I’m not suggesting that we do away with money nor pool resources a la Soviet Russia.  I am offering that we remember where this money came from and who it belongs to.  I ask us all to honor our part of the bargain.

And if you’re going to take from us all, then do me us both a favor.  Just be honest.  Don’t blame government or people of different races or religions or sexual preferences or anything.  Just look me in the eye and say “fuck you”.  I won’t like you any more, but the honesty would be a refreshing change.

-gadfly


11 comments

  1. It’s going to take people a while to digest this, but money is basically an assertion of social value. As you put it so well…

    Money is a report card and an assertion that we all believe in ourselves as a society.

    Maybe it will take a collapse of Weimar proportions for the go-it-alone, me, my family, my guns and my krugerands tendency to realise what arrant tosh they spout.

    Most the ‘money’ people feel they have is in property anyway, which increases in value thanks not to the amount you do it up, but social factors around you. People saw their wealth increase on paper thanks to the unearned rise in property prices (their pensions too to a certain extent) and now have seen the speculative bubble collapse.

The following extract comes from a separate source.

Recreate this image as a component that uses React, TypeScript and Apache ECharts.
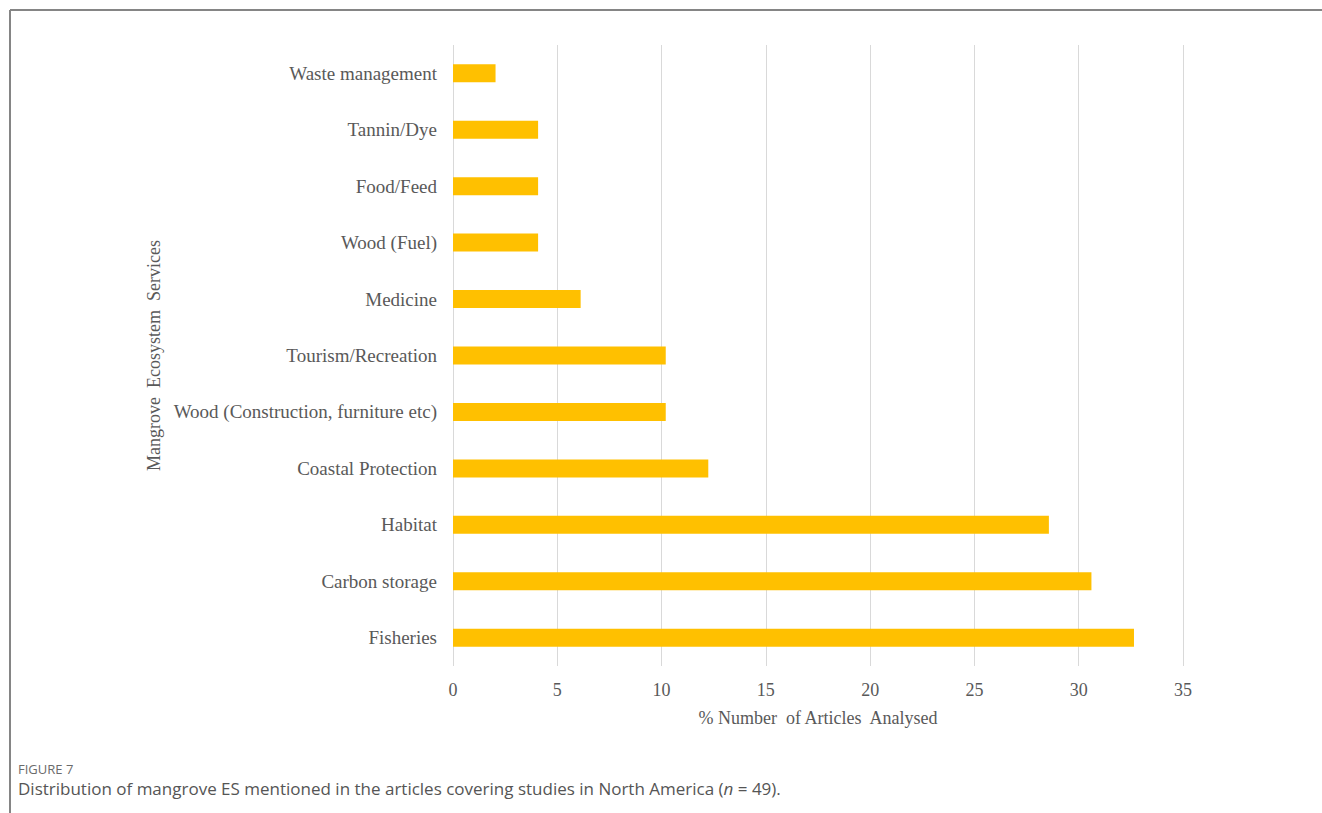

    Without safeguards, infrastructure, the rule of law and some kind of social cohesion, your money begins to evaporate in meaning.  

  2. Some of us believe much of the first quote has come true and fear that the ending he foresaw is close. The second quote is frequently quoted, yet no one ever counters it. The most common response to that quote is silence. It is obvious that our country has gone in the other direction and values capital far more than labor.

    “I see in the near future a crisis approaching that unnerves me and causes me to tremble for the safety of my country; corporations have been enthroned, an era of corruption in High Places will follow, and the Money Power of the Country will endeavor to prolong its reign by working upon the prejudices of the People, until the wealth is aggregated in a few hands, and the Republic is destroyed.”

    Abraham Lincoln

    “Labor is prior to, and independent of, capital. Capital is only the fruit of labor, and could never have existed if labor had not first existed. Labor is the superior of capital, and deserves much the higher consideration.”

    Abraham Lincoln

  3. Shaun Appleby

    That in the constraints of the society in which we live there is a ‘right’ amount of money to have flowing.  I see money more in terms of income, it’s like a river, or, in my case, a stream.  I think the hippies have a point about money being an exchange of energy, we would probably be more comfortable calling it the fruits of our labour but the idea is much the same.

    I think it is more important the the stream is clear and bubbling then deep and muddy, if you know what I mean.

  4. btchakir

    Unemployed 18 months means little or no money. Ain’t that depressing.

    Couldn’t we have a new value standard?  Like weight?

  5. Cheryl Kopec

    It’s sad that some of the most “religious” among us are the ones who scream the loudest about “my money.” Yet if you asked them whether their money belonged to them or to God, they would hasten to tell you it was God’s. If you then point out that when the corrupt and oppressive Romans demanded taxes for their own purposes, Jesus said to go ahead and pay it. “Lay up treasure in heaven, not on earth…”

    WHEN did He ever preach that riches were some kind of sign of upstanding moral character or of God’s favor? That we should devote ourselves to amassing money in the name of “personal responsibility”? That personal responsibility was to be valued over mutual responsibility? The answer is never — in all these points, He taught over and over the exact opposite. How has the Religious Right managed to hoodwink even people like my dad, who can quote you chapter and verse pretty much the whole Bible?